The reality is that breathing when your lungs are in respiratory failure is the hardest thing in the world. You have to breathe through the pain of seized ribs sore from coughing, breathe while the oxygen that keeps you alive hurtles up your nose like a small hurricane and dries your sinuses out. Breathe with your crappy lungs that no longer work. And no matter how hard you try to suck in that breath, it is never enough, and you feel like you’re drowning.
When Saanvi finished her fussing, she sat on the edge of my bed and held my hand. ‘Thank you for coming,’ I said.
‘Merely doing my job,’ but her eyes belied the lightness in her voice.
‘You’ve always known? Where we go?’ I’d never asked her before, just as she never asked why we needed medical file pages. She nodded.
‘Judith never understood. She was old school nursing. She’s never been sick to understand that it’s the little things, silly things that make a difference to your quality of life.’
I looked up at her my eyes open wide. Saanvi had never mentioned an illness before. She smiled and patted my hand. ‘Cancer.’ She shrugged. ‘The nights were loneliest after my Amma went home to be with my sisters. That’s why I became a nurse; I wanted to be here in the lonely hours. And you lot have always needed me.’
She shrugged, and a twinkle came back into her voice, ‘Sometimes what you needed was for me to turn a blind eye. I knew that if one of you lot didn’t rise in the middle of the night for your little jaunt that the antibiotics weren’t working yet, or that they weren’t going to. Judith didn’t, to her your shenanigans were exactly that.’

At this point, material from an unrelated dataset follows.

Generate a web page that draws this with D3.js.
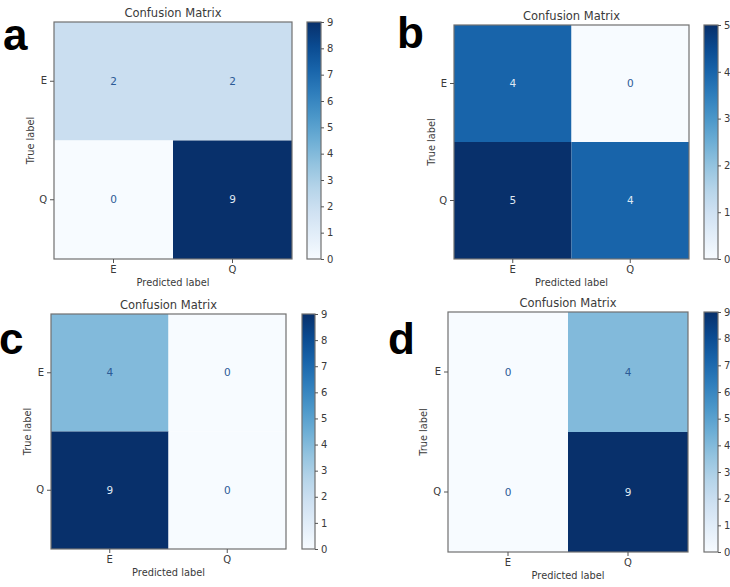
<!DOCTYPE html>
<html>
<head>
<meta charset="utf-8">
<script src="https://cdn.jsdelivr.net/npm/d3@7"></script>
<style>
  body { margin: 0; background: #fff; }
  svg text { font-family: "DejaVu Sans", sans-serif; }
</style>
</head>
<body>
<svg id="chart" width="730" height="587"></svg>
<script>
// class labels shared by all four matrices
var classes = ["E", "Q"];

// confusion matrices, rows = true label, cols = predicted label
var matrixA = [[2, 2], [0, 9]];
var matrixB = [[4, 0], [5, 4]];
var matrixC = [[4, 0], [9, 0]];
var matrixD = [[0, 4], [0, 9]];

var panelLetters = ["a", "b", "c", "d"];
var titleText = "Confusion Matrix";
var xLabelText = "Predicted label";
var yLabelText = "True label";

// layout of each panel (plot box, colorbar, title, letter)
var layouts = [
	{ x0: 54, x1: 292, y0: 22, y1: 259, cb0: 307, cb1: 321, titleY: 17, lx: 3, ly: 50, ylx: 31 },
	{ x0: 454, x1: 689, y0: 25, y1: 259, cb0: 704, cb1: 718, titleY: 20, lx: 397, ly: 48, ylx: 432 },
	{ x0: 51, x1: 286, y0: 314, y1: 549, cb0: 302, cb1: 315, titleY: 309, lx: -1, ly: 354, ylx: 28 },
	{ x0: 448, x1: 688, y0: 312, y1: 552, cb0: 704, cb1: 718, titleY: 307, lx: 388, ly: 354, ylx: 424 }
];

var matrices = [matrixA, matrixB, matrixC, matrixD];

var svg = d3.select("#chart");
var textColor = "#3a3a3a";
var spineColor = "#707070";

matrices.forEach(function(m, i) {
	var L = layouts[i];
	var g = svg.append("g");
	var vmax = d3.max(m, function(r) { return d3.max(r); });
	var vmin = 0;

	var color = d3.scaleSequential(d3.interpolateBlues).domain([vmin, vmax]);

	var x = d3.scaleBand().domain(classes).range([L.x0, L.x1]);
	var y = d3.scaleBand().domain(classes).range([L.y0, L.y1]);

	var cells = [];
	m.forEach(function(row, r) {
		row.forEach(function(v, c) {
			cells.push({ t: classes[r], p: classes[c], v: v });
		});
	});

	g.selectAll(".cell")
		.data(cells)
		.enter().append("rect")
		.attr("class", "cell")
		.attr("x", function(d) { return x(d.p); })
		.attr("y", function(d) { return y(d.t); })
		.attr("width", x.bandwidth())
		.attr("height", y.bandwidth())
		.style("fill", function(d) { return color(d.v); });

	// matplotlib flips text colour at the midpoint of the range
	var thresh = (vmax + vmin) / 2;
	g.selectAll(".val")
		.data(cells)
		.enter().append("text")
		.attr("class", "val")
		.attr("x", function(d) { return x(d.p) + x.bandwidth() / 2; })
		.attr("y", function(d) { return y(d.t) + y.bandwidth() / 2; })
		.attr("dy", "0.35em")
		.attr("text-anchor", "middle")
		.style("font-size", "10.5px")
		.style("fill", function(d) { return d.v < thresh ? "#2c5a96" : "#dfe8f3"; })
		.text(function(d) { return d.v; });

	g.append("rect")
		.attr("x", L.x0).attr("y", L.y0)
		.attr("width", L.x1 - L.x0).attr("height", L.y1 - L.y0)
		.style("fill", "none").style("stroke", spineColor).style("stroke-width", 1.2);

	var xAxis = g.append("g")
		.attr("transform", "translate(0," + L.y1 + ")")
		.call(d3.axisBottom(x).tickSize(4).tickPadding(3));
	var yAxis = g.append("g")
		.attr("transform", "translate(" + L.x0 + ",0)")
		.call(d3.axisLeft(y).tickSize(4).tickPadding(3));
	[xAxis, yAxis].forEach(function(a) {
		a.select(".domain").remove();
		a.selectAll("line").style("stroke", "#555");
		a.selectAll("text").style("font-size", "10px").style("fill", textColor).style("font-family", "DejaVu Sans");
	});

	g.append("text")
		.attr("x", (L.x0 + L.x1) / 2).attr("y", L.titleY)
		.attr("text-anchor", "middle")
		.style("font-size", "11.5px").style("fill", textColor)
		.text(titleText);

	g.append("text")
		.attr("x", (L.x0 + L.x1) / 2).attr("y", L.y1 + 27)
		.attr("text-anchor", "middle")
		.style("font-size", "9.8px").style("fill", textColor)
		.text(xLabelText);

	g.append("text")
		.attr("transform", "translate(" + L.ylx + "," + (L.y0 + L.y1) / 2 + ") rotate(-90)")
		.attr("dy", "0.35em")
		.attr("text-anchor", "middle")
		.style("font-size", "9.8px").style("fill", textColor)
		.text(yLabelText);

	// colorbar
	var gradId = "grad" + i;
	var grad = svg.append("defs").append("linearGradient")
		.attr("id", gradId)
		.attr("x1", "0").attr("y1", "1").attr("x2", "0").attr("y2", "0");
	d3.range(0, 1.0001, 0.1).forEach(function(t) {
		grad.append("stop")
			.attr("offset", t)
			.attr("stop-color", color(vmin + t * (vmax - vmin)));
	});

	var cbScale = d3.scaleLinear().domain([vmin, vmax]).range([L.y1, L.y0]);
	g.append("rect")
		.attr("x", L.cb0).attr("y", L.y0)
		.attr("width", L.cb1 - L.cb0).attr("height", L.y1 - L.y0)
		.style("fill", "url(#" + gradId + ")")
		.style("stroke", spineColor).style("stroke-width", 1.2);

	var cbAxis = g.append("g")
		.attr("transform", "translate(" + L.cb1 + ",0)")
		.call(d3.axisRight(cbScale).tickValues(d3.range(vmin, vmax + 1)).tickFormat(d3.format("d")).tickSize(3).tickPadding(3));
	cbAxis.select(".domain").remove();
	cbAxis.selectAll("line").style("stroke", "#555");
	cbAxis.selectAll("text").style("font-size", "10px").style("fill", textColor).style("font-family", "DejaVu Sans");

	// panel letter
	svg.append("text")
		.attr("x", L.lx).attr("y", L.ly)
		.style("font-family", "'Liberation Sans', Arial, sans-serif")
		.style("font-weight", "bold")
		.style("font-size", "44px")
		.style("fill", "#000")
		.text(panelLetters[i]);
});
</script>
</body>
</html>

‘The chair? Was that you?’ I asked.
She nodded, ‘I thought you might need a place to rest.’
I nodded my thanks.
‘Did you do what you needed to?’
I nodded, a lump rising in my throat. ‘It was my last walk.’ After a pause, I added. ‘It was the last walk.’
I saw them again; their ghostly forms filled my room. One by one they nodded their consent, and I felt approval for what I was about to say wrap around me. I recited the only clue I was allowed to give. ‘To unlock the box, you’ll need the last numbers you see after midnight.’
Her eyebrows furrowed into a frown and I tapped her badge. ‘After midnight antibiotics, you say “Lights out, sleep tight.” And that the last thing we see before we go to sleep.’ She looked down and saw her ID number, 4965.
Her face lit into a smile. ‘I never knew I was a clue.’
I smiled and gripped her hand.
Tears filled her eyes, and she said, ‘I will do the last walk for you. For all of you.’